Lalu mengapa Gubernur sekarang malah akan menghidupkan kembali jenis transportasi ini di tengah-tengah maraknya beragam jenis transportasi modern berbasis online bahkan MRT yang sedang gencar-gencarnya dibangun di Jakarta? Menurut saya, jika wacana ini menjadi kenyataan, maka untuk ke sekian kalinya, upaya memiskinkan Ibu Kota dari efektivitas dan efisiensi waktu telah dilegalkan. Kemiskinan dalam hal akselerasi dan  mobilitas warga. Kedengarannya memang seperti terlalu didramatisasi. Tetapi memang begitulah mungkin kenyataannya.
Gubernur dan Wakil Gubernur Jakarta adalah orang-orang terpilih di antara jutaan warga Jakarta lainnya. Tentunya mereka memiliki strategi-strategi yang lebih baik dan berorientasi masa depan dalam menyikapi berbagai persoalan yang ada di Jakarta. Dalam bidang lapangan kerja untuk warganya, masih banyak cara untuk menjadi pilihan di samping menjadi pengayuh becak. Gerakan OKE-OCE adalah bentuk nyata ide kreatif pemimpin Jakarta yang sekarang ini. Mungkin masih banyak ide gerakan lainnya dalam rangka memberikan alternatif lain bagai para calon pengayuh becak untuk bisa diprogramkan.
Wacana melegalkan kembali becak ini jangan sampai menimbulkan akibat-akibat yang kurang disadari. Alih-alih menciptakan lapangan kerja bagi rakyat ekonomi lemah dan miskin dengan menghidupkan kembali transportasi becak ini, malah justru menciptakan dan memelihara kemiskinan jenis baru; kemiskinan mentalitas warga, kemiskinan efektivitas dan efisiensi waktu, kemiskinan produktif dan proaktif dalam bekerja yang lebih baik, kemiskinan ketertiban lalulintas Jakarta dan kemiskinan estetika jalanan Ibu Kota. Lebih parah lagi adalah kemiskinan ide dari pimpinan Ibu Kota dalam menciptakan program dan lapangan kerja bagi warganya selain sekedar kembali mengayuh becak.

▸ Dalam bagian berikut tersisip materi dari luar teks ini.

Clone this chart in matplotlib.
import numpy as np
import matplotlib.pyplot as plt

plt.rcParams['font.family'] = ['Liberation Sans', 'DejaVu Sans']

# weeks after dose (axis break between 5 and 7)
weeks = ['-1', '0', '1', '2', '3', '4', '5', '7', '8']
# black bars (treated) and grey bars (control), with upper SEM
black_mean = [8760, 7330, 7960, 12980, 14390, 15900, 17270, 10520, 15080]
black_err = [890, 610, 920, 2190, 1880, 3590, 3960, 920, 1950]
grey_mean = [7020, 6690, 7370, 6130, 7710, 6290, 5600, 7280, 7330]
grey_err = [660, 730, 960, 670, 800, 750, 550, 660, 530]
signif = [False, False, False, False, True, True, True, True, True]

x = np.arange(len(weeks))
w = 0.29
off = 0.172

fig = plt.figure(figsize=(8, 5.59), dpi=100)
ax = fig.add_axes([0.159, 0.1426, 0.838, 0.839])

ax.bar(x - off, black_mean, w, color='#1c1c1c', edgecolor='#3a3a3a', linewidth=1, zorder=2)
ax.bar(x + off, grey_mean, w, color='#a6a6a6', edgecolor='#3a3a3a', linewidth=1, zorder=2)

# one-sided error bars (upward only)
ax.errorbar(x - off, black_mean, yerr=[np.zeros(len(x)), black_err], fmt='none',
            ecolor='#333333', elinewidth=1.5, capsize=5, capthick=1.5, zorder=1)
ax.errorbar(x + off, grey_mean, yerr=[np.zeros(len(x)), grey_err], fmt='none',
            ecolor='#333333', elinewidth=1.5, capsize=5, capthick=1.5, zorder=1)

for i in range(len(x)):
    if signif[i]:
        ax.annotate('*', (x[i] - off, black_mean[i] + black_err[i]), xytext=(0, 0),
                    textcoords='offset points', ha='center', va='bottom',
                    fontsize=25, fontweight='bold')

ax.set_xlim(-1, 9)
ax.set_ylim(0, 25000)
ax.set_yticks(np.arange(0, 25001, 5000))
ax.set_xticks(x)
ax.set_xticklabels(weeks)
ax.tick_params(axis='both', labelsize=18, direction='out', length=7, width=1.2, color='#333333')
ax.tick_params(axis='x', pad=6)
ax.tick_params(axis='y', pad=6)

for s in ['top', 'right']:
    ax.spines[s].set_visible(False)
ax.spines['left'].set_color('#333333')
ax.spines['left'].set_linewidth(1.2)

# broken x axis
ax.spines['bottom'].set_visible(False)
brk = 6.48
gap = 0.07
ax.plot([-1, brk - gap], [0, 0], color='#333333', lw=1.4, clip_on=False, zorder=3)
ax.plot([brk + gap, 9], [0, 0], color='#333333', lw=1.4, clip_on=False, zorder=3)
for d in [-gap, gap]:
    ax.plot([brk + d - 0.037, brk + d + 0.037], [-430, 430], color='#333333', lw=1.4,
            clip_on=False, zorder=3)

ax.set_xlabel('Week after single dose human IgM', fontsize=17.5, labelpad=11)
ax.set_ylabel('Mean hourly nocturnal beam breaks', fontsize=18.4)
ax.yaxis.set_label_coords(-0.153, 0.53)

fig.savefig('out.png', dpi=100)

Sebagai bagian dari warisan budaya dan ciri transportasi manual tradisional kita, becak tentu layak untuk dilestarikan. Hanya saja upaya pelestariannya tidak harus dengan cara menerjunkan kembali ke jalanan Ibu Kota. Banyak cara bisa dilakukan oleh pemerintah Ibu Kota untuk melestarikan becak. Banyak pula cara bisa dilakukan oleh pemerintah Ibu Kota untuk mengangkat derajat ekonomi masyarakat lemah yang tidak harus dengan cara mengayuh becak di jalanan. Kita selaku warga pendatang sementara, mencintai Jakarta dan berharap Jakarta tetap menjadi Ibu Kota dengan sejuta pesona. Syukur-syukur menjadi kota yang bebas macet, karena macet amat menyita waktu dan tenaga.